Yesterday, the BBC admitted it had “failed to make the right checks” after it irresponsibly posted a false story about a dog who was reportedly ordered to be stoned to death by a Jewish judge in Israel after a court believed it was the reincarnation of a disgruntled lawyer.

The story, one which spread like wildfire throughout the international press, was not checked by one single reporter. It was, of course, utterly false.

Yahoo ran the item as its top news story last week, attracting more than 1,900 comments, the majority of which contained antisemitic diatribe including: “Dirty Jews should be stoned instead” and “Should have let Hitler gas all of them, big noses small brains”.

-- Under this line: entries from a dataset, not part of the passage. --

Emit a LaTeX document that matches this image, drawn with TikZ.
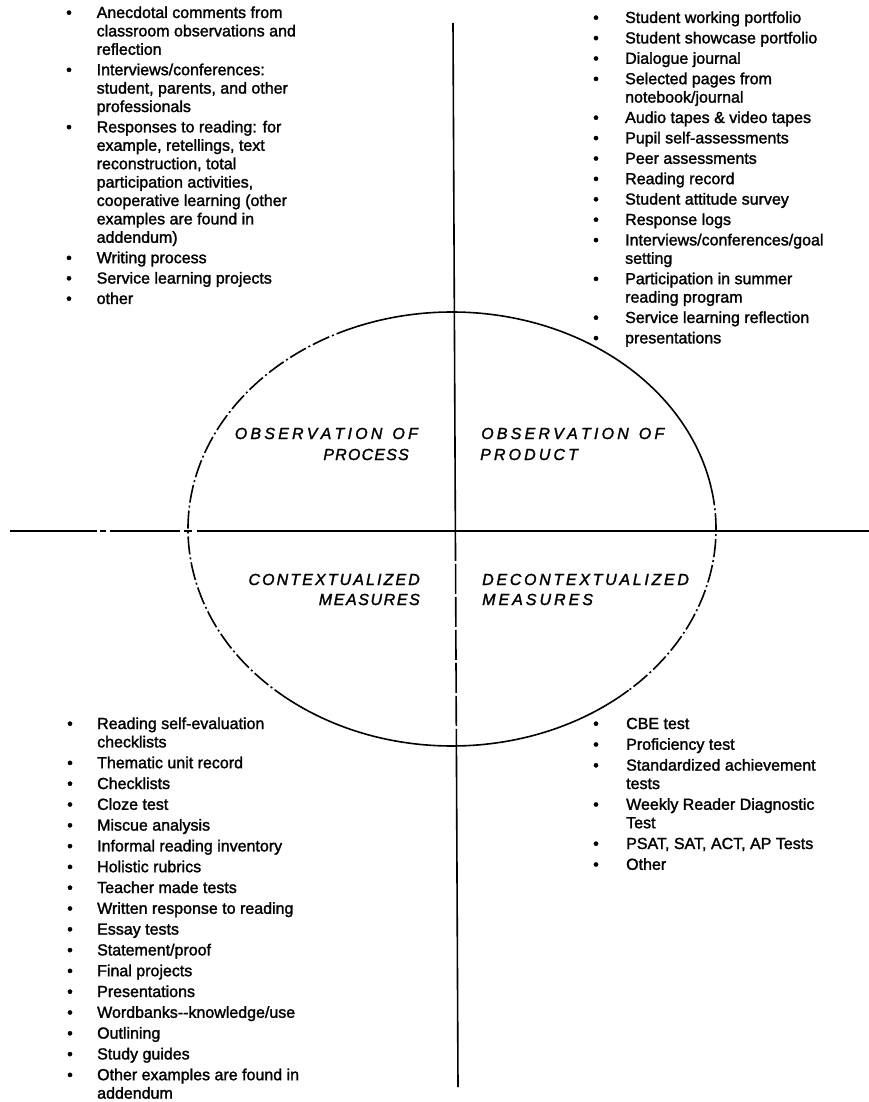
\documentclass[tikz,border=0pt]{standalone}
\usepackage{fontspec}
\setmainfont{Liberation Sans}
\newfontfamily\heavy[FakeBold=1.6]{Liberation Sans}
\newfontfamily\heavyit[FakeBold=1.6]{Liberation Sans Italic}
\usetikzlibrary{calc}
\makeatletter
\newcommand\spc[2]{\@tfor\my@ch:=#2\do{\my@ch\kern#1}\kern-#1}
\makeatother
\newcommand\blist[2]{\begin{tabular}[t]{@{}p{#1}@{}l@{}}#2\end{tabular}}
\begin{document}
\begin{tikzpicture}[x=1pt,y=1pt,
  axis/.style={line width=1.6pt},
  haxis/.style={line width=2.2pt},
  oval/.style={line width=1.6pt},
  ovaldash/.style={oval, dash pattern=on 18pt off 3pt on 2pt off 3pt},
  lst/.style={anchor=base west, inner sep=0pt, font=\heavy\fontsize{16}{18.4}\selectfont},
  lab/.style={inner sep=0pt, font=\heavyit\fontsize{16}{18}\selectfont}]
\useasboundingbox[fill=white] (0,0) rectangle (869,-1102);
% axes
\coordinate (c) at (452,-529);
\coordinate (vt) at (453,-23);
\coordinate (vb) at (458,-1087);
\coordinate (hl) at (10,-531);
\coordinate (hm) at (197,-531);
\coordinate (hr) at (869,-531);
\coordinate (vx) at ($(vt)!0.4774!(vb)$);
\coordinate (ve) at ($(vt)!0.6795!(vb)$);
\draw[haxis, dash pattern=on 87pt off 3pt on 6pt off 4pt on 70pt off 4pt on 8pt off 5pt] (hl) -- (hm);
\draw[haxis] (hm) -- (hr);
\draw[axis] (vt) -- (vx);
\draw[axis, dash pattern=on 30pt off 3pt] (vx) -- (ve);
\draw[axis] (ve) -- (vb);
% oval
\draw[oval] (c) ++(113:264pt and 217pt) arc[start angle=113, end angle=11, x radius=264pt, y radius=217pt];
\draw[ovaldash] (c) ++(11:264pt and 217pt) arc[start angle=11, end angle=-48, x radius=264pt, y radius=217pt];
\draw[oval] (c) ++(-48:264pt and 217pt) arc[start angle=-48, end angle=-128, x radius=264pt, y radius=217pt];
\draw[ovaldash] (c) ++(-128:264pt and 217pt) arc[start angle=-128, end angle=-247, x radius=264pt, y radius=217pt];
% quadrant labels
\node[lab, anchor=base east] (obsA) at (418,-439) {\spc{3.2pt}{OBSERVATION}\hspace{10pt}\spc{3.2pt}{OF}};
\node[lab, anchor=base east] (proc) at (409,-460) {\spc{1.2pt}{PROCESS}};
\node[lab, anchor=base west] (obsB) at (481,-439) {\spc{3.2pt}{OBSERVATION}\hspace{10pt}\spc{3.2pt}{OF}};
\node[lab, anchor=base west] (prod) at (480,-460) {\spc{3.1pt}{PRODUCT}};
\node[lab, anchor=base east] (ctx) at (420,-585) {\spc{2.1pt}{CONTEXTUALIZED}};
\node[lab, anchor=base east] (meA) at (420,-605) {\spc{1.6pt}{MEASURES}};
\node[lab, anchor=base west] (dctx) at (482,-585) {\spc{2.7pt}{DECONTEXTUALIZED}};
\node[lab, anchor=base west] (meB) at (482,-605) {\spc{3pt}{MEASURES}};
% lists
\node[lst] (process) at (66,-18) {\blist{30.5pt}{%
\textbullet & Anecdotal comments from\\
 & classroom observations and\\
 & reflection\\[2pt]
\textbullet & Interviews/conferences:\\
 & student, parents, and other\\
 & professionals\\[2pt]
\textbullet & Responses to reading: for\\
 & example, retellings, text\\
 & reconstruction, total\\
 & participation activities,\\
 & cooperative learning (other\\
 & examples are found in\\
 & addendum)\\[2pt]
\textbullet & Writing process\\[2pt]
\textbullet & Service learning projects\\[2pt]
\textbullet & other}};
\node[lst] (product) at (593,-23) {\blist{32pt}{%
\textbullet & Student working portfolio\\[2pt]
\textbullet & Student showcase portfolio\\[2pt]
\textbullet & Dialogue journal\\[2pt]
\textbullet & Selected pages from\\
 & notebook/journal\\[2pt]
\textbullet & Audio tapes \& video tapes\\[2pt]
\textbullet & Pupil self-assessments\\[2pt]
\textbullet & Peer assessments\\[2pt]
\textbullet & Reading record\\[2pt]
\textbullet & Student attitude survey\\[2pt]
\textbullet & Response logs\\[2pt]
\textbullet & Interviews/conferences/goal\\
 & setting\\[2pt]
\textbullet & Participation in summer\\
 & reading program\\[2pt]
\textbullet & Service learning reflection\\[2pt]
\textbullet & presentations}};
\node[lst] (context) at (67,-729) {\blist{30pt}{%
\textbullet & Reading self-evaluation\\
 & checklists\\[2.4pt]
\textbullet & Thematic unit record\\[2.4pt]
\textbullet & Checklists\\[2.4pt]
\textbullet & Cloze test\\[2.4pt]
\textbullet & Miscue analysis\\[2.4pt]
\textbullet & Informal reading inventory\\[2.4pt]
\textbullet & Holistic rubrics\\[2.4pt]
\textbullet & Teacher made tests\\[2.4pt]
\textbullet & Written response to reading\\[2.4pt]
\textbullet & Essay tests\\[2.4pt]
\textbullet & Statement/proof\\[2.4pt]
\textbullet & Final projects\\[2.4pt]
\textbullet & Presentations\\[2.4pt]
\textbullet & Wordbanks--knowledge/use\\[2.4pt]
\textbullet & Outlining\\[2.4pt]
\textbullet & Study guides\\[2.4pt]
\textbullet & Other examples are found in\\
 & addendum}};
\node[lst] (decontext) at (593,-729) {\blist{33pt}{%
\textbullet & CBE test\\[2.4pt]
\textbullet & Proficiency test\\[2.4pt]
\textbullet & Standardized achievement\\
 & tests\\[2.4pt]
\textbullet & Weekly Reader Diagnostic\\
 & Test\\[2.4pt]
\textbullet & PSAT, SAT, ACT, AP Tests\\[2.4pt]
\textbullet & Other}};
\end{tikzpicture}
\end{document}
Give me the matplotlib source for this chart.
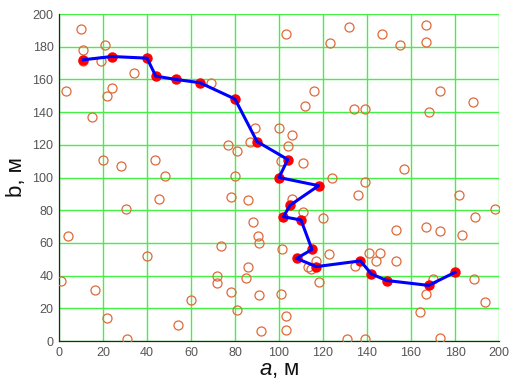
import matplotlib
import matplotlib.pyplot as plt

matplotlib.use('Agg')

plt.rcParams['font.family'] = ['Liberation Sans', 'DejaVu Sans']
plt.rcParams['mathtext.fontset'] = 'custom'
plt.rcParams['mathtext.it'] = 'Liberation Sans:italic'
plt.rcParams['mathtext.rm'] = 'Liberation Sans'

# scattered points (orange circles)
pts_x = [10, 11, 21, 11, 19, 34, 3, 24, 22, 15, 69, 89, 87, 77, 81, 100, 106, 104, 101, 111,
         20, 28, 43.5, 48, 80,
         103, 123, 132, 147, 155, 167, 167, 116, 112, 134, 139, 173, 188, 168, 157, 124, 139,
         136, 182, 198, 189, 183, 167, 173, 153, 106, 111, 120, 101.5, 122.6, 117, 113, 114.5,
         141, 146, 144, 153, 134.5, 118, 170, 188.5, 167, 193.5, 164, 101, 103, 103, 131, 139, 173,
         45.5, 78, 86, 30.5, 4, 88, 90.5, 91, 73.5, 40, 86, 72, 72, 85, 1, 16.5, 78, 91, 60, 81,
         22, 54, 92, 31]
pts_y = [191, 178, 181, 171, 171, 164, 153, 155, 150, 137, 158, 130, 122, 120, 116, 130, 126, 119, 110, 109,
         111, 107, 111, 101, 101,
         188, 182, 192, 188, 181, 193, 183, 153, 144, 142, 142, 153, 146, 140, 105, 100, 97,
         89, 89, 81, 76, 65, 70, 67, 68, 87, 79, 75, 56, 53, 49, 45, 44,
         54, 54, 49, 49, 46, 36, 38, 38, 29, 24, 18, 28.5, 15.5, 7, 1, 1, 2,
         87, 88, 86, 81, 64, 72.5, 64, 60, 58, 52, 45, 40, 35.5, 38.5, 36.5, 31, 30, 28, 25, 19,
         14, 10, 6, 1]

# route (blue line with red nodes)
route_x = [11, 24, 40, 44, 53, 64, 80, 90, 104, 100, 118, 105, 102, 110, 115, 108, 117, 137, 142, 149, 168, 180]
route_y = [172, 174, 173, 162, 160, 158, 148, 122, 111, 100, 95, 83, 76, 74, 56, 50.5, 45.5, 49, 41, 37, 34, 42]

fig = plt.figure(figsize=(5.09, 3.79), dpi=100)
ax = fig.add_axes([59 / 509, 38 / 379, 440 / 509, 327 / 379])

ax.plot(pts_x, pts_y, 'o', markersize=6.5, markerfacecolor='none',
        markeredgecolor='#DE6A3A', markeredgewidth=0.9, zorder=3)
ax.plot(route_x, route_y, 'o', markersize=6.5, color='#FF0000', zorder=4)
ax.plot(route_x, route_y, '-', color='#0000FF', linewidth=2.2, zorder=5)

ax.set_xlim(0, 200)
ax.set_ylim(0, 200)
ax.set_xticks(range(0, 201, 20))
ax.set_yticks(range(0, 201, 20))
ax.grid(True, color='#44F044', linewidth=1.0)
ax.set_axisbelow(True)

for s in ['top', 'right']:
    ax.spines[s].set_visible(False)
for s in ['left', 'bottom']:
    ax.spines[s].set_color('#262626')
    ax.spines[s].set_linewidth(0.9)

ax.tick_params(direction='in', length=0, labelsize=9, colors='#555555', pad=4)

ax.set_xlabel('$a$, м', fontsize=16, labelpad=0, color='#111111')
ax.set_ylabel('b, м', fontsize=16, labelpad=4, color='#111111')

fig.savefig('out.png', dpi=100)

It eventually removed the story, after the JC alerted them. Even the press officer, too stretched or too busy to do his job, asked to be sent the various retractions.

Despite complaints from readers who flagged the comments as offensive, its customer care team did not act and no one checked the veracity of the story.

On Wednesday, five days after it originally posted the story, the BBC admitted: “What we did not know when we wrote the story was that the Israeli Hebrew-language newspaper Maariv had already published a retraction and an apology.
“We should never have written the article and apologise for any offence caused.”

Too little too late in my opinion. The Yahoo comments show how easy it is for people to turn to antisemitism. 1,900 people managed it quite comfortably.

These cases are a dangerous example of churnalism and one with frightening consequences.